Yes, but this also requires quite a bit of time. I try to live like this, but I work part-time and do in-home daycare, and I don't always have the time to do it. There are days when my kids are starving and I forgot to put some beans in to soak, or didn't have time to get some bread rising or something, and I just want a can of garbanzos or a flipping graham cracker!

It's a trade-off, you know? That's what I've decided about couponing and driving to four different grocery stores to get the best deals. I would rather just work some more, because I can make twice what I save in the same amount of time.
post #69 of 69
Quote:
Originally Posted by Fuamami View Post
It's a trade-off, you know? That's what I've decided about couponing and driving to four different grocery stores to get the best deals. I would rather just work some more, because I can make twice what I save in the same amount of time.
This is exactly what it boils down to. It's a trade-off. In order to "work more", I'd have to enter the work force, deal with all the ups and downs of that,and then I'd have the opportunity to choose.

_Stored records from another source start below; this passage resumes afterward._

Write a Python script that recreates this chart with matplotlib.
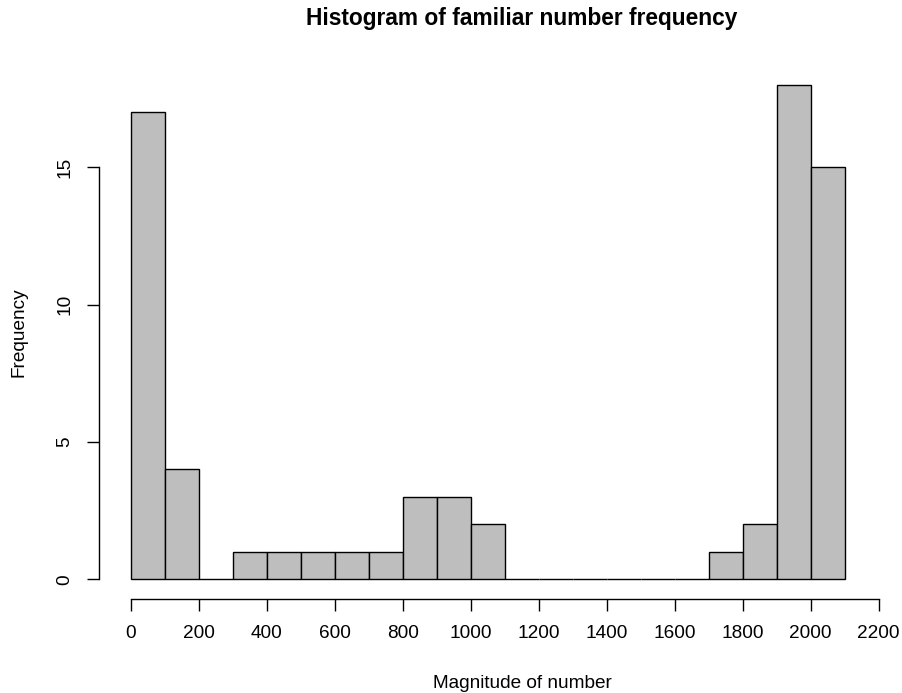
import matplotlib
matplotlib.use("Agg")
import matplotlib.pyplot as plt
import numpy as np

plt.rcParams['font.family'] = ['Liberation Sans', 'DejaVu Sans']

bin_edges = [0, 100, 200, 300, 400, 500, 600, 700, 800, 900, 1000, 1100,
             1200, 1300, 1400, 1500, 1600, 1700, 1800, 1900, 2000, 2100]
counts = [17, 4, 0, 1, 1, 1, 1, 1, 3, 3, 2, 0, 0, 0, 0, 0, 0, 1, 2, 18, 15]
x_ticks = [0, 200, 400, 600, 800, 1000, 1200, 1400, 1600, 1800, 2000, 2200]
y_ticks = [0, 5, 10, 15]
title = "Histogram of familiar number frequency"
xlabel = "Magnitude of number"
ylabel = "Frequency"

fig = plt.figure(figsize=(9.02, 6.93), dpi=100)
ax = fig.add_axes([99/902, (693-599.3)/693, (888.9-99)/902, (599.3-65.1)/693])

lefts = np.array(bin_edges[:-1])
widths = np.diff(bin_edges)
ax.bar(lefts, counts, width=widths, align='edge', color='#BEBEBE',
       edgecolor='black', linewidth=1.0)

ax.set_xlim(-93, 2230)
ax.set_ylim(-0.728, 18.72)

for s in ['top', 'right']:
    ax.spines[s].set_visible(False)
ax.spines['left'].set_bounds(0, 15)
ax.spines['bottom'].set_bounds(0, 2200)
ax.spines['left'].set_linewidth(1.0)
ax.spines['bottom'].set_linewidth(1.0)

ax.set_xticks(x_ticks)
ax.set_xticklabels([str(v) for v in x_ticks])
ax.set_yticks(y_ticks)
ax.set_yticklabels([str(v) for v in y_ticks], rotation=90, va='center')
ax.tick_params(axis='both', direction='out', length=8.3, width=1.0,
               labelsize=13.7, colors='black')
ax.tick_params(axis='x', pad=10)
ax.tick_params(axis='y', pad=10)

fig.text(522/902, 1 - 25/693, title, ha='center', va='baseline',
         fontsize=16.4, fontweight='bold')
fig.text(522/902, 1 - 688/693, xlabel, ha='center', va='baseline', fontsize=13.7)
fig.text(19/902, 1 - 332/693, ylabel, ha='center', va='center', fontsize=13.7,
         rotation=90)

fig.savefig("out.png", dpi=100)
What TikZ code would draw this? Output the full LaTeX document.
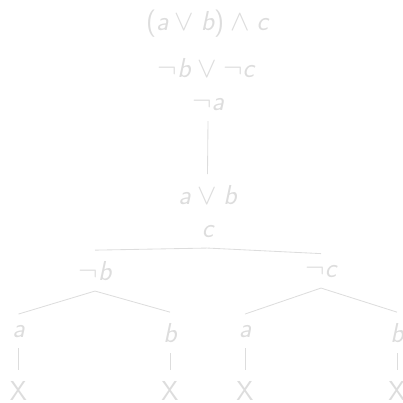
\documentclass[tikz,border=0pt]{standalone}
\usepackage{tikz}
\definecolor{tabGray}{HTML}{DDDDDD}
\newcommand{\sv}[1]{\textsf{\slshape #1}}

\begin{document}
\begin{tikzpicture}[x=0.025cm, y=-0.025cm,
  frm/.style={text=tabGray, font=\fontsize{19.5}{23}\selectfont\sffamily, anchor=base, inner sep=7.5pt},
  br/.style={draw=tabGray, line width=0.6pt}]
  \useasboundingbox (0,0) rectangle (403,403);

  % Trunk
  \node[frm] (f1) at (207,30) {$\textsf{(}\sv{a}\vee\sv{b}\textsf{)}\wedge\sv{c}$};
  \node[frm] (f2) at (206,77) {$\neg\sv{b}\vee\neg\sv{c}$};
  \node[frm] (f3) at (208,110) {$\neg\sv{a}$};
  \node[frm] (f4) at (207.5,204) {$\sv{a}\vee\sv{b}$};
  \node[frm] (f5) at (207.5,237) {$\sv{c}$};
  \draw[br] (f3.south) -- (f4.north);

  % First split
  \node[frm] (nb) at (95,280) {$\neg\sv{b}$};
  \node[frm] (nc) at (321,277) {$\neg\sv{c}$};
  \draw[br] (f5.south) -- (nb.north);
  \draw[br] (f5.south) -- (nc.north);

  % Second split
  \node[frm] (la1) at (18.5,337) {$\sv{a}$};
  \node[frm] (lb1) at (170,342) {$\sv{b}$};
  \node[frm] (la2) at (245,337) {$\sv{a}$};
  \node[frm] (lb2) at (397,342) {$\sv{b}$};
  \draw[br] (nb.south) -- (la1.north);
  \draw[br] (nb.south) -- (lb1.north);
  \draw[br] (nc.south) -- (la2.north);
  \draw[br] (nc.south) -- (lb2.north);

  % Closed branches
  \node[frm] (x1) at (18.5,400) {X};
  \node[frm] (x2) at (170,400) {X};
  \node[frm] (x3) at (245,400) {X};
  \node[frm] (x4) at (397,400) {X};
  \draw[br] (la1.south) -- (x1.north);
  \draw[br] (lb1.south) -- (x2.north);
  \draw[br] (la2.south) -- (x3.north);
  \draw[br] (lb2.south) -- (x4.north);
\end{tikzpicture}
\end{document}
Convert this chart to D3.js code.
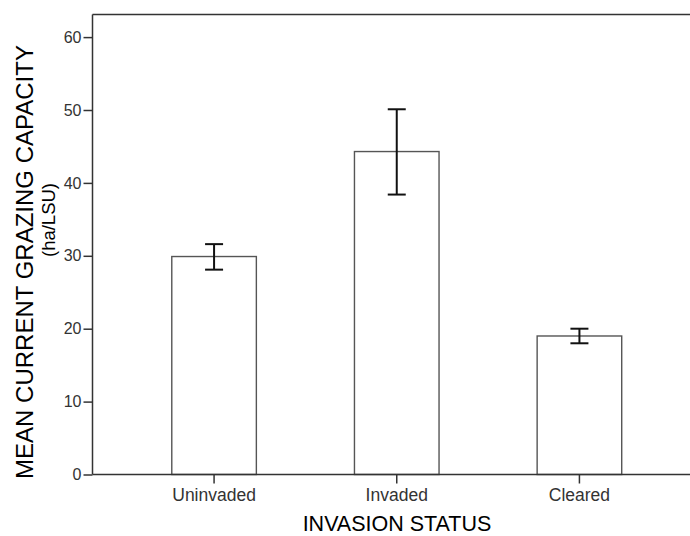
<!DOCTYPE html>
<html><head><meta charset="utf-8">
<script src="https://cdn.jsdelivr.net/npm/d3@7"></script>
<style>html,body{margin:0;padding:0;background:#fff;overflow:hidden}svg{display:block}</style>
</head><body>
<svg id="c" width="690" height="536"></svg>
<script>
const categories = ["Uninvaded", "Invaded", "Cleared"];
const means = [29.9, 44.3, 19.0];
const errLow = [28.1, 38.4, 18.0];
const errHigh = [31.6, 50.1, 20.0];
const yTicks = [0, 10, 20, 30, 40, 50, 60];
const yMax = 63.1;

(function () {
const svg = d3.select("#c");
const pLeft = 92.5, pRight = 701, pTop = 14.5, pBottom = 474.5;
const font = "Liberation Sans, Arial, sans-serif";

const x = d3.scaleBand().domain(categories).range([pLeft, pRight])
  .paddingInner(0.537).paddingOuter(0.434);
const y = d3.scaleLinear().domain([0, yMax]).range([pBottom, pTop]);

// bars
svg.selectAll("rect.bar").data(categories).join("rect")
  .attr("class", "bar")
  .attr("x", d => x(d)).attr("width", x.bandwidth())
  .attr("y", (d, i) => y(means[i])).attr("height", (d, i) => pBottom - y(means[i]))
  .attr("fill", "#fff").attr("stroke", "#555").attr("stroke-width", 1.4);

// error bars
const cap = 9;
const eg = svg.append("g").attr("stroke", "#111").attr("stroke-width", 2);
categories.forEach((d, i) => {
  const cx = x(d) + x.bandwidth() / 2;
  eg.append("line").attr("x1", cx).attr("x2", cx).attr("y1", y(errLow[i])).attr("y2", y(errHigh[i]));
  eg.append("line").attr("x1", cx - cap).attr("x2", cx + cap).attr("y1", y(errLow[i])).attr("y2", y(errLow[i]));
  eg.append("line").attr("x1", cx - cap).attr("x2", cx + cap).attr("y1", y(errHigh[i])).attr("y2", y(errHigh[i]));
});

// top frame line
svg.append("line").attr("x1", pLeft).attr("x2", 720).attr("y1", pTop).attr("y2", pTop).attr("stroke", "#333").attr("stroke-width", 1.5);

// y axis
const ya = svg.append("g").attr("transform", `translate(${pLeft},0)`)
  .call(d3.axisLeft(y).tickValues(yTicks).tickSize(9).tickPadding(2).tickSizeOuter(0));
ya.select(".domain").attr("stroke", "#333").attr("stroke-width", 1.5)
  .attr("d", `M0,${pBottom}V${pTop}`);
ya.selectAll(".tick line").attr("stroke", "#333").attr("stroke-width", 1.5);
ya.selectAll(".tick text").attr("font-family", font).attr("font-size", 16).attr("fill", "#333");

// x axis
const xa = svg.append("g").attr("transform", `translate(0,${pBottom})`)
  .call(d3.axisBottom(x).tickSize(9).tickPadding(5).tickSizeOuter(0));
xa.select(".domain").attr("stroke", "#333").attr("stroke-width", 1.5)
  .attr("d", `M${pLeft},0H720`);
xa.selectAll(".tick line").attr("stroke", "#333").attr("stroke-width", 1.5);
xa.selectAll(".tick text").attr("font-family", font).attr("font-size", 17.5).attr("fill", "#333");

// titles
svg.append("text").attr("x", 397).attr("y", 531).attr("text-anchor", "middle")
  .attr("font-family", font).attr("font-size", 21.5).attr("fill", "#000").text("INVASION STATUS");
svg.append("text").attr("transform", "translate(33,262) rotate(-90)").attr("text-anchor", "middle")
  .attr("font-family", font).attr("font-size", 24).attr("fill", "#000").text("MEAN CURRENT GRAZING CAPACITY");
svg.append("text").attr("transform", "translate(55,220) rotate(-90)").attr("text-anchor", "middle")
  .attr("font-family", font).attr("font-size", 18.5).attr("fill", "#000").text("(ha/LSU)");
})();
</script>
</body></html>
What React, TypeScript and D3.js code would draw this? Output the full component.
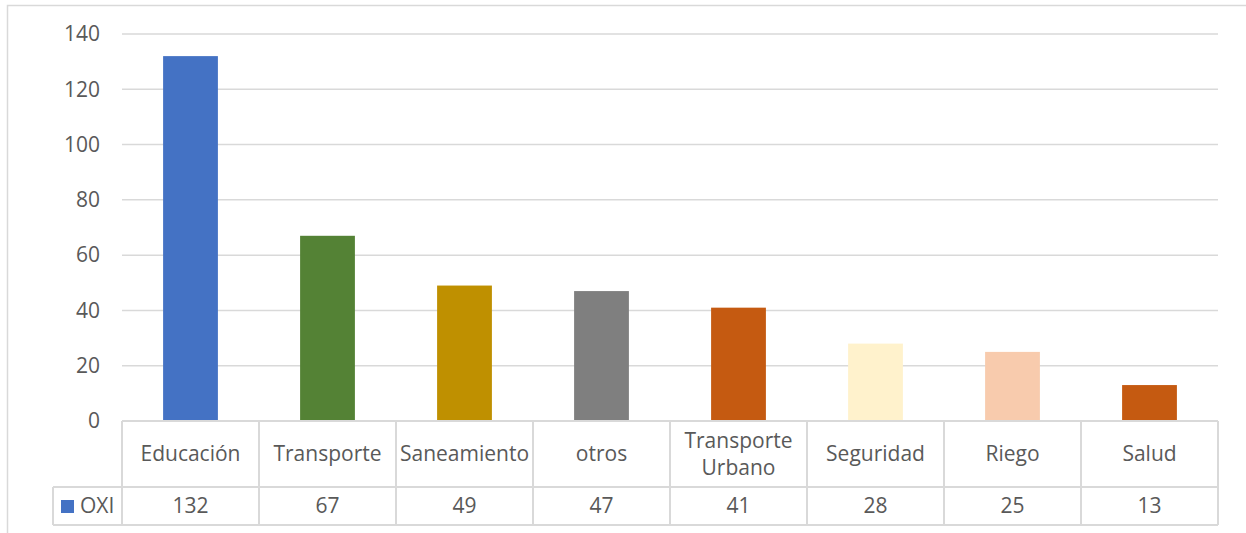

So, since I have no real source of income, an extra 30 minutes a week going to a couple of stores (which my family enjoys) isn't a big deal.

Another thing that really, really helps us is that I am very, very picky. I can't imagine eating a tomato in February. My kids are the same way. My toddler only eats tomatoes from July-October, then eats them with every meal. The rest of the year, we eat canned or frozen, but not fresh. They are cheaper in season. too.